[Entries with chart source code]
+===+

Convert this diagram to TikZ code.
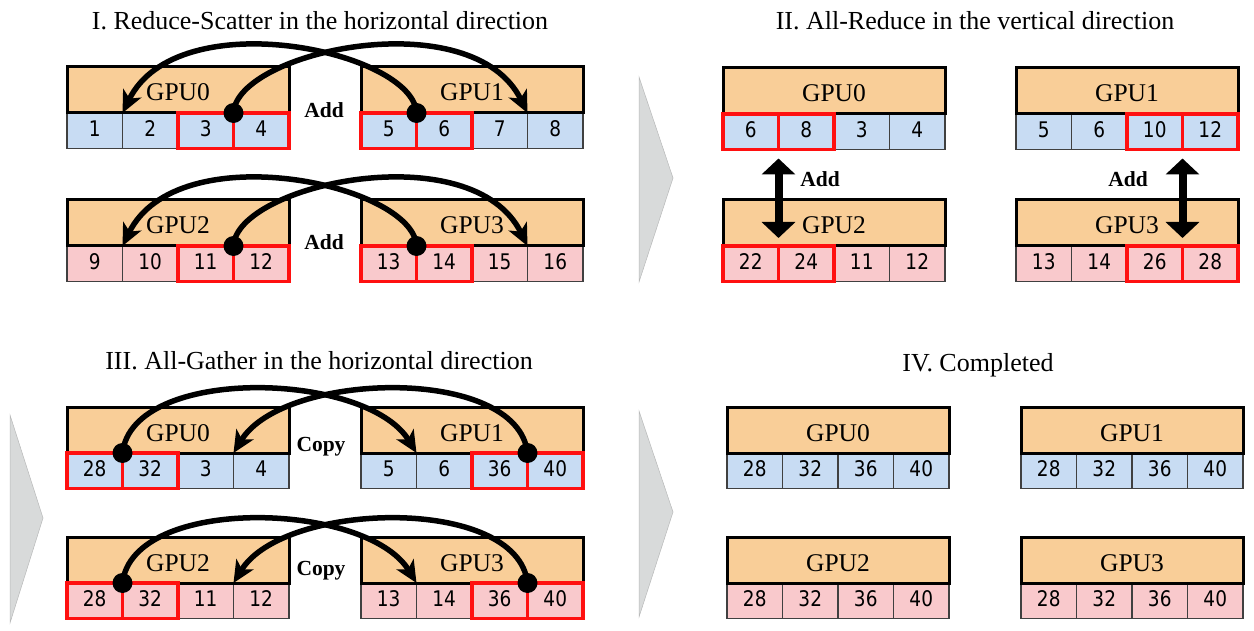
\documentclass[tikz,border=0pt]{standalone}
\usepackage{fontspec}
\setmainfont{Liberation Serif}
\newfontfamily\cellfont[FakeStretch=0.86]{DejaVu Sans}
\usetikzlibrary{arrows.meta,calc}
\definecolor{gpuor}{HTML}{F9CE98}
\definecolor{cblue}{HTML}{C8DCF3}
\definecolor{cpink}{HTML}{F9C9CC}
\definecolor{cgray}{HTML}{404040}
\definecolor{hired}{HTML}{FF1010}
\definecolor{chev}{HTML}{D8DADA}
\tikzset{
  gpubox/.style={draw=black, line width=3pt, fill=gpuor, minimum width=222pt, minimum height=46pt, inner sep=0pt, outer sep=0pt, anchor=north west},
  cellbox/.style={draw=cgray, line width=1.8pt, minimum width=55.5pt, minimum height=35.5pt, inner sep=0pt, outer sep=0pt, anchor=north west, font=\cellfont\fontsize{21.5}{24}\selectfont, text height=11.3pt, text depth=0pt},
  redline/.style={draw=hired, line width=3.2pt},
  gpulabel/.style={anchor=base, inner sep=0pt, font=\fontsize{25.5}{28}\selectfont},
  ttl/.style={anchor=base, inner sep=0pt, font=\fontsize{26}{30}\selectfont},
  oplabel/.style={anchor=base, inner sep=0pt, font=\bfseries\fontsize{21.5}{24}\selectfont},
  dotn/.style={circle, fill=black, minimum size=20pt, inner sep=0pt},
  arcline/.style={line width=5.5pt, -{Stealth[length=22pt,width=20pt,inset=6pt]}},
  dblarrow/.style={line width=8pt, {Triangle[length=16pt,width=33pt]}-{Triangle[length=16pt,width=33pt]}},
  chevron/.style={fill=chev, draw=chev!85!black, line width=0.5pt}
}
% #1 name, #2 x, #3 top y, #4 label, #5 cell fill, #6 list value/red
\newcommand\gpublk[6]{%
  \foreach \v/\r [count=\i from 0] in {#6}{
    \node[cellbox, fill=#5] (#1-c\i) at ({#2+\i*55.5},{#3+46}) {\v};
  }
  \node[gpubox] (#1) at (#2,#3) {};
  \node[gpulabel] (#1-l) at ({#2+111},{#3+34}) {#4};
  \foreach \v/\r [count=\i from 0] in {#6}{
    \ifnum\r=1 \draw[redline] (#1-c\i.north west) rectangle (#1-c\i.south east);\fi
  }
}
\begin{document}
\begin{tikzpicture}[x=1pt,y=-1pt]
\fill[white] (0,0) rectangle (1254,631);
\useasboundingbox (0,0) rectangle (1254,631);

% chevrons
\draw[chevron] (639,77) -- (673,178) -- (639,282) -- cycle;
\draw[chevron] (10,415) -- (43,518) -- (10,623) -- cycle;
\draw[chevron] (639,411) -- (673,512) -- (639,617) -- cycle;

% titles
\node[ttl] (t1) at (320,30) {I. Reduce-Scatter in the horizontal direction};
\node[ttl] (t2) at (975,30) {II. All-Reduce in the vertical direction};
\node[ttl] (t3) at (319,370) {III. All-Gather in the horizontal direction};
\node[ttl] (t4) at (978,371) {IV. Completed};

% Panel I
\gpublk{A0}{67}{67}{GPU0}{cblue}{1/0,2/0,3/1,4/1}
\gpublk{A1}{361}{67}{GPU1}{cblue}{5/1,6/1,7/0,8/0}
\gpublk{A2}{67}{200}{GPU2}{cpink}{9/0,10/0,11/1,12/1}
\gpublk{A3}{361}{200}{GPU3}{cpink}{13/1,14/1,15/0,16/0}
\node[dotn] (dA0) at (A0-c3.north west) {};
\node[dotn] (dA1) at (A1-c1.north west) {};
\node[dotn] (dA2) at (A2-c3.north west) {};
\node[dotn] (dA3) at (A3-c1.north west) {};
\draw[arcline] (dA0.center) .. controls +(3,-62) and +(-55,-112) .. (A1-c3.north west);
\draw[arcline] (dA1.center) .. controls +(-3,-62) and +(55,-112) .. (A0-c1.north west);
\draw[arcline] (dA2.center) .. controls +(3,-62) and +(-55,-112) .. (A3-c3.north west);
\draw[arcline] (dA3.center) .. controls +(-3,-62) and +(55,-112) .. (A2-c1.north west);
\node[oplabel] (add1) at (324,118) {Add};
\node[oplabel] (add2) at (324,249.5) {Add};

% Panel II
\gpublk{B0}{723}{68}{GPU0}{cblue}{6/1,8/1,3/0,4/0}
\gpublk{B1}{1016}{68}{GPU1}{cblue}{5/0,6/0,10/1,12/1}
\gpublk{B2}{723}{200}{GPU2}{cpink}{22/1,24/1,11/0,12/0}
\gpublk{B3}{1016}{200}{GPU3}{cpink}{13/0,14/0,26/1,28/1}
\coordinate (bL1) at ($(B0-c1.south west)+(0,9)$);
\coordinate (bL2) at ($(B2-c1.north west)+(0,-8)$);
\coordinate (bR1) at ($(B1-c3.south west)+(0,9)$);
\coordinate (bR2) at ($(B3-c3.north west)+(0,-8)$);
\draw[dblarrow] (bL1) -- (bL2);
\draw[dblarrow] (bR1) -- (bR2);
\node[oplabel] (add3) at (820,187) {Add};
\node[oplabel] (add4) at (1128,187) {Add};

% Panel III
\gpublk{C0}{67}{407}{GPU0}{cblue}{28/1,32/1,3/0,4/0}
\gpublk{C1}{361}{407}{GPU1}{cblue}{5/0,6/0,36/1,40/1}
\gpublk{C2}{67}{537}{GPU2}{cpink}{28/1,32/1,11/0,12/0}
\gpublk{C3}{361}{537}{GPU3}{cpink}{13/0,14/0,36/1,40/1}
\node[dotn] (dC0) at (C0-c1.north west) {};
\node[dotn] (dC1) at (C1-c3.north west) {};
\node[dotn] (dC2) at (C2-c1.north west) {};
\node[dotn] (dC3) at (C3-c3.north west) {};
\draw[arcline] (dC0.center) .. controls +(10,-88) and +(-50,-82) .. (C1-c1.north west);
\draw[arcline] (dC1.center) .. controls +(-10,-88) and +(50,-82) .. (C0-c3.north west);
\draw[arcline] (dC2.center) .. controls +(10,-88) and +(-50,-82) .. (C3-c1.north west);
\draw[arcline] (dC3.center) .. controls +(-10,-88) and +(50,-82) .. (C2-c3.north west);
\node[oplabel] (cp1) at (321,451) {Copy};
\node[oplabel] (cp2) at (321,575) {Copy};

% Panel IV
\gpublk{D0}{727}{407}{GPU0}{cblue}{28/0,32/0,36/0,40/0}
\gpublk{D1}{1021}{407}{GPU1}{cblue}{28/0,32/0,36/0,40/0}
\gpublk{D2}{727}{537}{GPU2}{cpink}{28/0,32/0,36/0,40/0}
\gpublk{D3}{1021}{537}{GPU3}{cpink}{28/0,32/0,36/0,40/0}
\end{tikzpicture}
\end{document}
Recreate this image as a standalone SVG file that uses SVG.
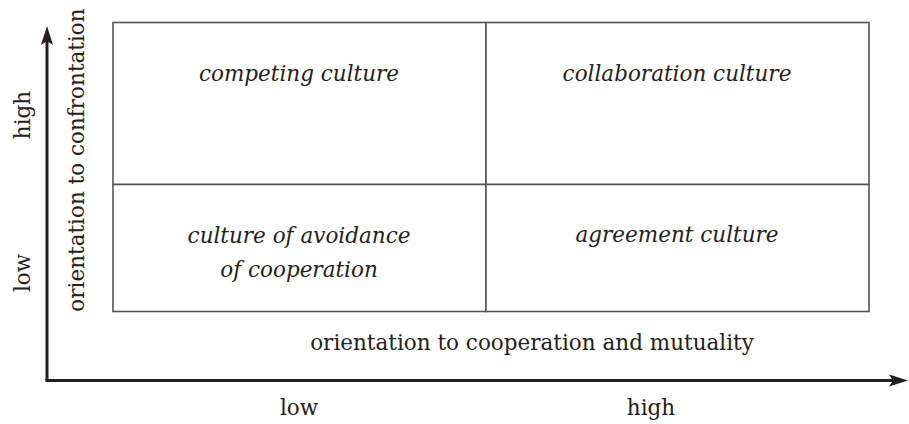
<svg xmlns="http://www.w3.org/2000/svg" width="909" height="424" viewBox="0 0 909 424">
<style>
.cell{fill:#fff;stroke:#555;stroke-width:1.6}
.it{font-family:"DejaVu Serif","Liberation Serif",serif;font-style:italic;font-size:21.5px;fill:#222;text-anchor:middle}
.rm{font-family:"DejaVu Serif","Liberation Serif",serif;font-size:21.5px;fill:#222;text-anchor:middle}
.axis{stroke:#231f20;stroke-width:3;fill:none}
.head{fill:#231f20}
</style>
<g id="connectors">
<path class="axis" d="M47,381 L47,36"/>
<path class="head" d="M47,26 L53,45 L47,41 L41,45 Z"/>
<path class="axis" d="M45.5,380.5 L898,380.5"/>
<path class="head" d="M908,380.5 L889,386.5 L893,380.5 L889,374.5 Z"/>
</g>
<g id="competing">
<rect class="cell" x="113" y="22.5" width="373" height="162"/>
<text class="it" x="299" y="81">competing culture</text>
</g>
<g id="collaboration">
<rect class="cell" x="486" y="22.5" width="383" height="162"/>
<text class="it" x="677" y="81">collaboration culture</text>
</g>
<g id="avoidance">
<rect class="cell" x="113" y="184.5" width="373" height="127"/>
<text class="it" x="299" y="243">culture of avoidance</text>
<text class="it" x="299" y="277">of cooperation</text>
</g>
<g id="agreement">
<rect class="cell" x="486" y="184.5" width="383" height="127"/>
<text class="it" x="677" y="242">agreement culture</text>
</g>
<g id="labels">
<text class="rm" x="532" y="350">orientation to cooperation and mutuality</text>
<text class="rm" x="299" y="415">low</text>
<text class="rm" x="651" y="415">high</text>
<text class="rm" transform="translate(30,115) rotate(-90)">high</text>
<text class="rm" transform="translate(30,273) rotate(-90)">low</text>
<text class="rm" transform="translate(84,160) rotate(-90)">orientation to confrontation</text>
</g>
</svg>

+===+

• **WHAT TO PRODUCE**: Gather all lines from the records above in which "this" appears.

• **OUTPUT**:
Convert this diagram to TikZ code.
Recreate this image as a standalone SVG file that uses SVG.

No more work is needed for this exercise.